Source data:
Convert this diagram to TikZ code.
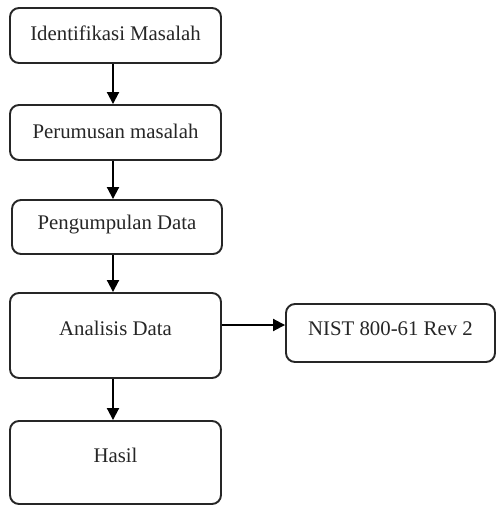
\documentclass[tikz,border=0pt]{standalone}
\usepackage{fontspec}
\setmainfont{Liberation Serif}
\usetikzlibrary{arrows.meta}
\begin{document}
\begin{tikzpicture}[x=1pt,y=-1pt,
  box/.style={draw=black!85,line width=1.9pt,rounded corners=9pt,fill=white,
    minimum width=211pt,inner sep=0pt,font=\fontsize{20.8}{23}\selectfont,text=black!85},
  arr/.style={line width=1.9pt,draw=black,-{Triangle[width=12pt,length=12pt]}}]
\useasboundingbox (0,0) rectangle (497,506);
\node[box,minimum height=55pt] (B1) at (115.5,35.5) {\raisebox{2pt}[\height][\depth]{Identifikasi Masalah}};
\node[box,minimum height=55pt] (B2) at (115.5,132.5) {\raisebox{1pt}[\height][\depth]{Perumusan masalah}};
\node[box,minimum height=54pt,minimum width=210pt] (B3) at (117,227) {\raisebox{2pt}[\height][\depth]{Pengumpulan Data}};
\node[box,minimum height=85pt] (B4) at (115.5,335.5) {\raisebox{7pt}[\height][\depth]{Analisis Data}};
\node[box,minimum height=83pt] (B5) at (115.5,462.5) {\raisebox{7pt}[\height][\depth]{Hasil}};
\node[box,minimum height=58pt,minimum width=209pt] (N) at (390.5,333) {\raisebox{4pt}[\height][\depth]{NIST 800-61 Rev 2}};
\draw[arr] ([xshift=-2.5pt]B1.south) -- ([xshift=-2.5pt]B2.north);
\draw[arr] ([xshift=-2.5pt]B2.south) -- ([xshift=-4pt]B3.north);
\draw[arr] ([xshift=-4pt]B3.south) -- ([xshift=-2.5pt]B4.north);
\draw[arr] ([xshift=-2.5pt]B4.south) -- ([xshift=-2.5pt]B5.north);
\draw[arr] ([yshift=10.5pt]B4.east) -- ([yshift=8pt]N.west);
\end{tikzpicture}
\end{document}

Direction: Retype the listing exactly. Pictures do not belong in the copy.

Output of the task:
Convert this diagram to TikZ code.
\documentclass[tikz,border=0pt]{standalone}
\usepackage{fontspec}
\setmainfont{Liberation Serif}
\usetikzlibrary{arrows.meta}
\begin{document}
\begin{tikzpicture}[x=1pt,y=-1pt,
  box/.style={draw=black!85,line width=1.9pt,rounded corners=9pt,fill=white,
    minimum width=211pt,inner sep=0pt,font=\fontsize{20.8}{23}\selectfont,text=black!85},
  arr/.style={line width=1.9pt,draw=black,-{Triangle[width=12pt,length=12pt]}}]
\useasboundingbox (0,0) rectangle (497,506);
\node[box,minimum height=55pt] (B1) at (115.5,35.5) {\raisebox{2pt}[\height][\depth]{Identifikasi Masalah}};
\node[box,minimum height=55pt] (B2) at (115.5,132.5) {\raisebox{1pt}[\height][\depth]{Perumusan masalah}};
\node[box,minimum height=54pt,minimum width=210pt] (B3) at (117,227) {\raisebox{2pt}[\height][\depth]{Pengumpulan Data}};
\node[box,minimum height=85pt] (B4) at (115.5,335.5) {\raisebox{7pt}[\height][\depth]{Analisis Data}};
\node[box,minimum height=83pt] (B5) at (115.5,462.5) {\raisebox{7pt}[\height][\depth]{Hasil}};
\node[box,minimum height=58pt,minimum width=209pt] (N) at (390.5,333) {\raisebox{4pt}[\height][\depth]{NIST 800-61 Rev 2}};
\draw[arr] ([xshift=-2.5pt]B1.south) -- ([xshift=-2.5pt]B2.north);
\draw[arr] ([xshift=-2.5pt]B2.south) -- ([xshift=-4pt]B3.north);
\draw[arr] ([xshift=-4pt]B3.south) -- ([xshift=-2.5pt]B4.north);
\draw[arr] ([xshift=-2.5pt]B4.south) -- ([xshift=-2.5pt]B5.north);
\draw[arr] ([yshift=10.5pt]B4.east) -- ([yshift=8pt]N.west);
\end{tikzpicture}
\end{document}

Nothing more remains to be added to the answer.